▶ **INSTRUCTIONS FOR THE TASK**
Reproduce the listing below exactly, minus its pictures.

▶ **DATA SEGMENT**
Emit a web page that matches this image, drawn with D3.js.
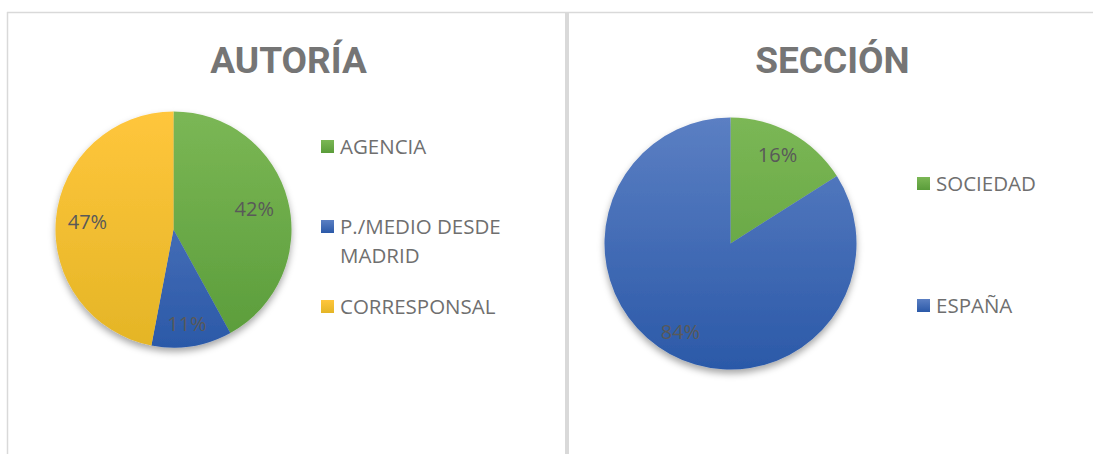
<!DOCTYPE html>
<html>
<head>
<meta charset="utf-8">
<script src="https://cdn.jsdelivr.net/npm/d3@7"></script>
<style>
  body { margin: 0; background: #fff; }
  svg { display: block; }
</style>
</head>
<body>
<svg width="1093" height="454"></svg>
<script>
// two pie charts: AUTORÍA and SECCIÓN
// data
const autoriaCategories = ["AGENCIA", "P./MEDIO DESDE MADRID", "CORRESPONSAL"];
const autoriaValues = [42, 11, 47];
const seccionCategories = ["SOCIEDAD", "ESPAÑA"];
const seccionValues = [16, 84];

// colours per category (top / bottom of the vertical gradient)
const colours = {
  "AGENCIA": ["#7bb755", "#5a9c3a"],
  "P./MEDIO DESDE MADRID": ["#5b7fc3", "#2b59a8"],
  "CORRESPONSAL": ["#ffc63c", "#e4b526"],
  "SOCIEDAD": ["#7bb755", "#5a9c3a"],
  "ESPAÑA": ["#5b7fc3", "#2b59a8"],
};

const svg = d3.select("svg");
const defs = svg.append("defs");

// soft shadow under the pies
const shadow = defs.append("filter")
  .attr("id", "pie-shadow")
  .attr("x", "-20%").attr("y", "-20%")
  .attr("width", "140%").attr("height", "140%");
shadow.append("feDropShadow")
  .attr("dx", 0).attr("dy", 4)
  .attr("stdDeviation", 3.5)
  .attr("flood-color", "#000")
  .attr("flood-opacity", 0.35);

// frame lines
const frameColour = "#d9d9d9";
svg.append("line").attr("x1", 7).attr("x2", 1093).attr("y1", 12.5).attr("y2", 12.5)
  .attr("stroke", frameColour).attr("stroke-width", 1.5);
svg.append("line").attr("x1", 7.5).attr("x2", 7.5).attr("y1", 12).attr("y2", 454)
  .attr("stroke", frameColour).attr("stroke-width", 1.5);
svg.append("rect").attr("x", 565).attr("y", 12).attr("width", 4).attr("height", 442)
  .attr("fill", frameColour);

// chart layouts
const charts = [
  {
    id: "autoria",
    title: "AUTORÍA",
    titleX: 288.5,
    categories: autoriaCategories,
    values: autoriaValues,
    cx: 173.5, cy: 229.5, r: 118,
    labelK: 0.72,
    legendX: 321, legendTop: 139, legendStep: 80, legendWrap: 178,
  },
  {
    id: "seccion",
    title: "SECCIÓN",
    titleX: 832.5,
    categories: seccionCategories,
    values: seccionValues,
    cx: 730.5, cy: 243.5, r: 126,
    labelK: 0.8,
    legendX: 917, legendTop: 176, legendStep: 122, legendWrap: 178,
  },
];

const drawChart = (c) => {
  const data = c.categories.map((name, i) => ({ name: name, value: c.values[i] }));
  const total = d3.sum(data, (d) => d.value);

  // title
  svg.append("text")
    .text(c.title)
    .attr("x", c.titleX)
    .attr("y", 73)
    .attr("text-anchor", "middle")
    .attr("fill", "#757575")
    .attr("font-size", 37)
    .attr("font-weight", 700)
    .attr("font-family", "Roboto, sans-serif");

  // gradients for slices and legend keys
  data.forEach((d, i) => {
    const pieGrad = defs.append("linearGradient")
      .attr("id", `g-${c.id}-${i}`)
      .attr("gradientUnits", "userSpaceOnUse")
      .attr("x1", 0).attr("y1", -c.r).attr("x2", 0).attr("y2", c.r);
    pieGrad.append("stop").attr("offset", "0%").attr("stop-color", colours[d.name][0]);
    pieGrad.append("stop").attr("offset", "100%").attr("stop-color", colours[d.name][1]);
    const keyGrad = defs.append("linearGradient")
      .attr("id", `k-${c.id}-${i}`)
      .attr("x1", 0).attr("y1", 0).attr("x2", 0).attr("y2", 1);
    keyGrad.append("stop").attr("offset", "0%").attr("stop-color", colours[d.name][0]);
    keyGrad.append("stop").attr("offset", "100%").attr("stop-color", colours[d.name][1]);
  });

  // pie
  const pie = d3.pie().sort(null).value((d) => d.value);
  const arcs = pie(data);
  const arc = d3.arc().innerRadius(0).outerRadius(c.r);

  const g = svg.append("g").attr("transform", `translate(${c.cx},${c.cy})`);
  const slices = g.append("g").attr("filter", "url(#pie-shadow)");
  slices.selectAll("path")
    .data(arcs)
    .join("path")
    .attr("d", arc)
    .attr("fill", (d, i) => `url(#g-${c.id}-${i})`);

  // data labels, small slices pushed a bit outward
  g.selectAll("text.label")
    .data(arcs)
    .join("text")
    .attr("class", "label")
    .text((d) => Math.round((d.data.value / total) * 100) + "%")
    .attr("transform", (d) => {
      const k = d.data.value / total < 0.15 ? 0.81 : c.labelK;
      const la = d3.arc().innerRadius(c.r * k).outerRadius(c.r * k);
      const [x, y] = la.centroid(d);
      return `translate(${x - 1.5},${y})`;
    })
    .attr("text-anchor", "middle")
    .attr("dy", "0.36em")
    .attr("fill", "#595959")
    .attr("font-size", 20)
    .attr("font-family", "'Open Sans', sans-serif");

  // legend, equal slots with text top aligned
  const rows = d3.scaleBand()
    .domain(c.categories)
    .range([c.legendTop, c.legendTop + c.legendStep * c.categories.length]);

  const legend = svg.append("g");
  data.forEach((d, i) => {
    const top = rows(d.name);
    legend.append("rect")
      .attr("x", c.legendX)
      .attr("y", top + 1)
      .attr("width", 13)
      .attr("height", 13)
      .attr("fill", `url(#k-${c.id}-${i})`);
    const txt = legend.append("text")
      .attr("x", c.legendX + 19)
      .attr("y", top + 15)
      .attr("fill", "#6f6f6f")
      .attr("font-size", 20.5)
      .attr("font-family", "'Open Sans', sans-serif");
    // wrap long names
    const words = d.name.split(" ");
    let line = [];
    let tspan = txt.append("tspan").attr("x", c.legendX + 19).attr("dy", 0);
    words.forEach((w) => {
      line.push(w);
      tspan.text(line.join(" "));
      if (tspan.node().getComputedTextLength() > c.legendWrap && line.length > 1) {
        line.pop();
        tspan.text(line.join(" "));
        line = [w];
        tspan = txt.append("tspan").attr("x", c.legendX + 19).attr("dy", 29).text(w);
      }
    });
  });
};

charts.forEach(drawChart);
</script>
</body>
</html>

▶ **RESULT BELOW**
Emit a web page that matches this image, drawn with D3.js.
<!DOCTYPE html>
<html>
<head>
<meta charset="utf-8">
<script src="https://cdn.jsdelivr.net/npm/d3@7"></script>
<style>
  body { margin: 0; background: #fff; }
  svg { display: block; }
</style>
</head>
<body>
<svg width="1093" height="454"></svg>
<script>
// two pie charts: AUTORÍA and SECCIÓN
// data
const autoriaCategories = ["AGENCIA", "P./MEDIO DESDE MADRID", "CORRESPONSAL"];
const autoriaValues = [42, 11, 47];
const seccionCategories = ["SOCIEDAD", "ESPAÑA"];
const seccionValues = [16, 84];

// colours per category (top / bottom of the vertical gradient)
const colours = {
  "AGENCIA": ["#7bb755", "#5a9c3a"],
  "P./MEDIO DESDE MADRID": ["#5b7fc3", "#2b59a8"],
  "CORRESPONSAL": ["#ffc63c", "#e4b526"],
  "SOCIEDAD": ["#7bb755", "#5a9c3a"],
  "ESPAÑA": ["#5b7fc3", "#2b59a8"],
};

const svg = d3.select("svg");
const defs = svg.append("defs");

// soft shadow under the pies
const shadow = defs.append("filter")
  .attr("id", "pie-shadow")
  .attr("x", "-20%").attr("y", "-20%")
  .attr("width", "140%").attr("height", "140%");
shadow.append("feDropShadow")
  .attr("dx", 0).attr("dy", 4)
  .attr("stdDeviation", 3.5)
  .attr("flood-color", "#000")
  .attr("flood-opacity", 0.35);

// frame lines
const frameColour = "#d9d9d9";
svg.append("line").attr("x1", 7).attr("x2", 1093).attr("y1", 12.5).attr("y2", 12.5)
  .attr("stroke", frameColour).attr("stroke-width", 1.5);
svg.append("line").attr("x1", 7.5).attr("x2", 7.5).attr("y1", 12).attr("y2", 454)
  .attr("stroke", frameColour).attr("stroke-width", 1.5);
svg.append("rect").attr("x", 565).attr("y", 12).attr("width", 4).attr("height", 442)
  .attr("fill", frameColour);

// chart layouts
const charts = [
  {
    id: "autoria",
    title: "AUTORÍA",
    titleX: 288.5,
    categories: autoriaCategories,
    values: autoriaValues,
    cx: 173.5, cy: 229.5, r: 118,
    labelK: 0.72,
    legendX: 321, legendTop: 139, legendStep: 80, legendWrap: 178,
  },
  {
    id: "seccion",
    title: "SECCIÓN",
    titleX: 832.5,
    categories: seccionCategories,
    values: seccionValues,
    cx: 730.5, cy: 243.5, r: 126,
    labelK: 0.8,
    legendX: 917, legendTop: 176, legendStep: 122, legendWrap: 178,
  },
];

const drawChart = (c) => {
  const data = c.categories.map((name, i) => ({ name: name, value: c.values[i] }));
  const total = d3.sum(data, (d) => d.value);

  // title
  svg.append("text")
    .text(c.title)
    .attr("x", c.titleX)
    .attr("y", 73)
    .attr("text-anchor", "middle")
    .attr("fill", "#757575")
    .attr("font-size", 37)
    .attr("font-weight", 700)
    .attr("font-family", "Roboto, sans-serif");

  // gradients for slices and legend keys
  data.forEach((d, i) => {
    const pieGrad = defs.append("linearGradient")
      .attr("id", `g-${c.id}-${i}`)
      .attr("gradientUnits", "userSpaceOnUse")
      .attr("x1", 0).attr("y1", -c.r).attr("x2", 0).attr("y2", c.r);
    pieGrad.append("stop").attr("offset", "0%").attr("stop-color", colours[d.name][0]);
    pieGrad.append("stop").attr("offset", "100%").attr("stop-color", colours[d.name][1]);
    const keyGrad = defs.append("linearGradient")
      .attr("id", `k-${c.id}-${i}`)
      .attr("x1", 0).attr("y1", 0).attr("x2", 0).attr("y2", 1);
    keyGrad.append("stop").attr("offset", "0%").attr("stop-color", colours[d.name][0]);
    keyGrad.append("stop").attr("offset", "100%").attr("stop-color", colours[d.name][1]);
  });

  // pie
  const pie = d3.pie().sort(null).value((d) => d.value);
  const arcs = pie(data);
  const arc = d3.arc().innerRadius(0).outerRadius(c.r);

  const g = svg.append("g").attr("transform", `translate(${c.cx},${c.cy})`);
  const slices = g.append("g").attr("filter", "url(#pie-shadow)");
  slices.selectAll("path")
    .data(arcs)
    .join("path")
    .attr("d", arc)
    .attr("fill", (d, i) => `url(#g-${c.id}-${i})`);

  // data labels, small slices pushed a bit outward
  g.selectAll("text.label")
    .data(arcs)
    .join("text")
    .attr("class", "label")
    .text((d) => Math.round((d.data.value / total) * 100) + "%")
    .attr("transform", (d) => {
      const k = d.data.value / total < 0.15 ? 0.81 : c.labelK;
      const la = d3.arc().innerRadius(c.r * k).outerRadius(c.r * k);
      const [x, y] = la.centroid(d);
      return `translate(${x - 1.5},${y})`;
    })
    .attr("text-anchor", "middle")
    .attr("dy", "0.36em")
    .attr("fill", "#595959")
    .attr("font-size", 20)
    .attr("font-family", "'Open Sans', sans-serif");

  // legend, equal slots with text top aligned
  const rows = d3.scaleBand()
    .domain(c.categories)
    .range([c.legendTop, c.legendTop + c.legendStep * c.categories.length]);

  const legend = svg.append("g");
  data.forEach((d, i) => {
    const top = rows(d.name);
    legend.append("rect")
      .attr("x", c.legendX)
      .attr("y", top + 1)
      .attr("width", 13)
      .attr("height", 13)
      .attr("fill", `url(#k-${c.id}-${i})`);
    const txt = legend.append("text")
      .attr("x", c.legendX + 19)
      .attr("y", top + 15)
      .attr("fill", "#6f6f6f")
      .attr("font-size", 20.5)
      .attr("font-family", "'Open Sans', sans-serif");
    // wrap long names
    const words = d.name.split(" ");
    let line = [];
    let tspan = txt.append("tspan").attr("x", c.legendX + 19).attr("dy", 0);
    words.forEach((w) => {
      line.push(w);
      tspan.text(line.join(" "));
      if (tspan.node().getComputedTextLength() > c.legendWrap && line.length > 1) {
        line.pop();
        tspan.text(line.join(" "));
        line = [w];
        tspan = txt.append("tspan").attr("x", c.legendX + 19).attr("dy", 29).text(w);
      }
    });
  });
};

charts.forEach(drawChart);
</script>
</body>
</html>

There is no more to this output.